------ SUPPLIED MATERIAL

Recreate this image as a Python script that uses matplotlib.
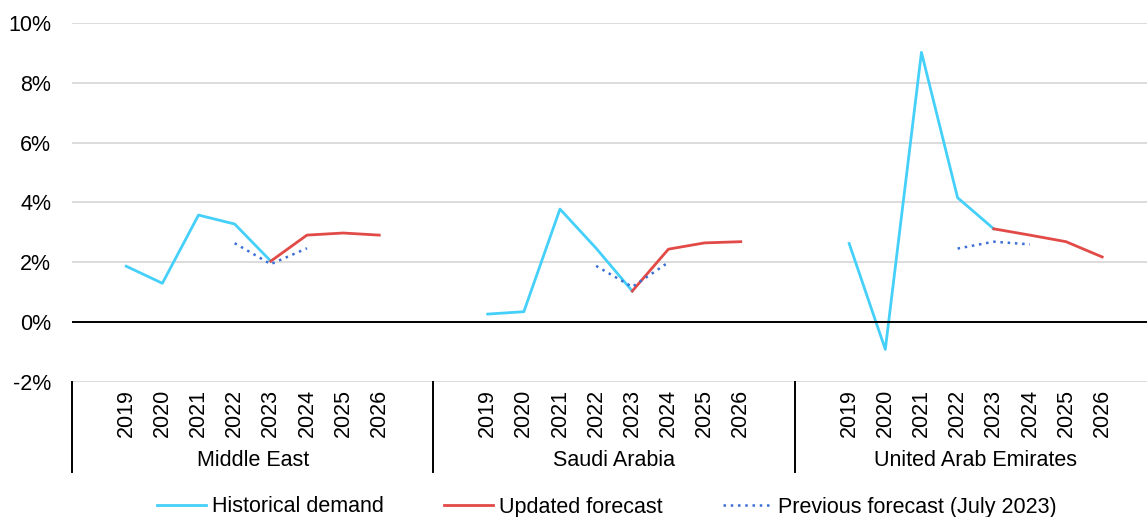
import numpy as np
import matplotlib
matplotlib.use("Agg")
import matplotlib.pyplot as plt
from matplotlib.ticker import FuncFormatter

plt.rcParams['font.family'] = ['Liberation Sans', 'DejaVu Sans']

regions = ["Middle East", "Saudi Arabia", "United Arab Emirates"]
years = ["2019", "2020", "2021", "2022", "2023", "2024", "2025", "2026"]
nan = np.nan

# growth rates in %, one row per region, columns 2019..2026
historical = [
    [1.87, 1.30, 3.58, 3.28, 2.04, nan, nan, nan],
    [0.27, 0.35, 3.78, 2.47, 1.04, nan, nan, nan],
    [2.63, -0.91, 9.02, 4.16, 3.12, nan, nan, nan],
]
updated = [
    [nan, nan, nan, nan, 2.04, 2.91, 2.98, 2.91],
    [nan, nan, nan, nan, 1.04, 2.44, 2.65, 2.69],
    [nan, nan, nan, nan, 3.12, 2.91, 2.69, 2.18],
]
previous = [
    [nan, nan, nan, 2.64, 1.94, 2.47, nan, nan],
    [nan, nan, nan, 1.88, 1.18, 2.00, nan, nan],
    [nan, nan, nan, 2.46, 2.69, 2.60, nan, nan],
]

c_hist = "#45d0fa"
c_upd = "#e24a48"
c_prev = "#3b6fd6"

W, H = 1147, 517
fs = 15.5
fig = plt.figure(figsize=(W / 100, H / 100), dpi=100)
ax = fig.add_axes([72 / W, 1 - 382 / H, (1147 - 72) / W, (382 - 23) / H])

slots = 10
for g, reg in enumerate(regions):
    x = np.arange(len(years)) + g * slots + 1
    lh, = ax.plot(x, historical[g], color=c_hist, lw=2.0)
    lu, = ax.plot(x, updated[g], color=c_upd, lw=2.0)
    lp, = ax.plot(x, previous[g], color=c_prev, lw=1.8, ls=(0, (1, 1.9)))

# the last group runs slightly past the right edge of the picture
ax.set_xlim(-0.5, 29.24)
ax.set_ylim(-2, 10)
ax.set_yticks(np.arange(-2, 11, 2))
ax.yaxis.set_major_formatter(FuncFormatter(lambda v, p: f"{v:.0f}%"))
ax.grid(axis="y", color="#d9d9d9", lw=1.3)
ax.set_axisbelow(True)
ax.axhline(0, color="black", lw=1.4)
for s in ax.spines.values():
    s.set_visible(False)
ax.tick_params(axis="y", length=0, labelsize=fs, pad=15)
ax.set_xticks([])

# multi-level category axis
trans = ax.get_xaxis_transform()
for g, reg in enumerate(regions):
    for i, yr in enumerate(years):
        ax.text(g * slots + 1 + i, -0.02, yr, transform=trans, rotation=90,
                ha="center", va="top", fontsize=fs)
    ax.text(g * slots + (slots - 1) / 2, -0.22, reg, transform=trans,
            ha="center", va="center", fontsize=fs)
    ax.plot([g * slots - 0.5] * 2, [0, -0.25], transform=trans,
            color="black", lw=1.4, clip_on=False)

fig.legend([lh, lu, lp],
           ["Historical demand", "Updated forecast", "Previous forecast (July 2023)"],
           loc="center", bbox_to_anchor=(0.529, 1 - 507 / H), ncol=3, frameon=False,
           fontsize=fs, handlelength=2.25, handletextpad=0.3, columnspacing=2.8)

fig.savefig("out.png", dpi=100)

------------

_PROBLEM_
Write the lines above out again exactly, without any of their pictures.

_WRITTEN ANSWER_
Recreate this image as a Python script that uses matplotlib.
import numpy as np
import matplotlib
matplotlib.use("Agg")
import matplotlib.pyplot as plt
from matplotlib.ticker import FuncFormatter

plt.rcParams['font.family'] = ['Liberation Sans', 'DejaVu Sans']

regions = ["Middle East", "Saudi Arabia", "United Arab Emirates"]
years = ["2019", "2020", "2021", "2022", "2023", "2024", "2025", "2026"]
nan = np.nan

# growth rates in %, one row per region, columns 2019..2026
historical = [
    [1.87, 1.30, 3.58, 3.28, 2.04, nan, nan, nan],
    [0.27, 0.35, 3.78, 2.47, 1.04, nan, nan, nan],
    [2.63, -0.91, 9.02, 4.16, 3.12, nan, nan, nan],
]
updated = [
    [nan, nan, nan, nan, 2.04, 2.91, 2.98, 2.91],
    [nan, nan, nan, nan, 1.04, 2.44, 2.65, 2.69],
    [nan, nan, nan, nan, 3.12, 2.91, 2.69, 2.18],
]
previous = [
    [nan, nan, nan, 2.64, 1.94, 2.47, nan, nan],
    [nan, nan, nan, 1.88, 1.18, 2.00, nan, nan],
    [nan, nan, nan, 2.46, 2.69, 2.60, nan, nan],
]

c_hist = "#45d0fa"
c_upd = "#e24a48"
c_prev = "#3b6fd6"

W, H = 1147, 517
fs = 15.5
fig = plt.figure(figsize=(W / 100, H / 100), dpi=100)
ax = fig.add_axes([72 / W, 1 - 382 / H, (1147 - 72) / W, (382 - 23) / H])

slots = 10
for g, reg in enumerate(regions):
    x = np.arange(len(years)) + g * slots + 1
    lh, = ax.plot(x, historical[g], color=c_hist, lw=2.0)
    lu, = ax.plot(x, updated[g], color=c_upd, lw=2.0)
    lp, = ax.plot(x, previous[g], color=c_prev, lw=1.8, ls=(0, (1, 1.9)))

# the last group runs slightly past the right edge of the picture
ax.set_xlim(-0.5, 29.24)
ax.set_ylim(-2, 10)
ax.set_yticks(np.arange(-2, 11, 2))
ax.yaxis.set_major_formatter(FuncFormatter(lambda v, p: f"{v:.0f}%"))
ax.grid(axis="y", color="#d9d9d9", lw=1.3)
ax.set_axisbelow(True)
ax.axhline(0, color="black", lw=1.4)
for s in ax.spines.values():
    s.set_visible(False)
ax.tick_params(axis="y", length=0, labelsize=fs, pad=15)
ax.set_xticks([])

# multi-level category axis
trans = ax.get_xaxis_transform()
for g, reg in enumerate(regions):
    for i, yr in enumerate(years):
        ax.text(g * slots + 1 + i, -0.02, yr, transform=trans, rotation=90,
                ha="center", va="top", fontsize=fs)
    ax.text(g * slots + (slots - 1) / 2, -0.22, reg, transform=trans,
            ha="center", va="center", fontsize=fs)
    ax.plot([g * slots - 0.5] * 2, [0, -0.25], transform=trans,
            color="black", lw=1.4, clip_on=False)

fig.legend([lh, lu, lp],
           ["Historical demand", "Updated forecast", "Previous forecast (July 2023)"],
           loc="center", bbox_to_anchor=(0.529, 1 - 507 / H), ncol=3, frameon=False,
           fontsize=fs, handlelength=2.25, handletextpad=0.3, columnspacing=2.8)

fig.savefig("out.png", dpi=100)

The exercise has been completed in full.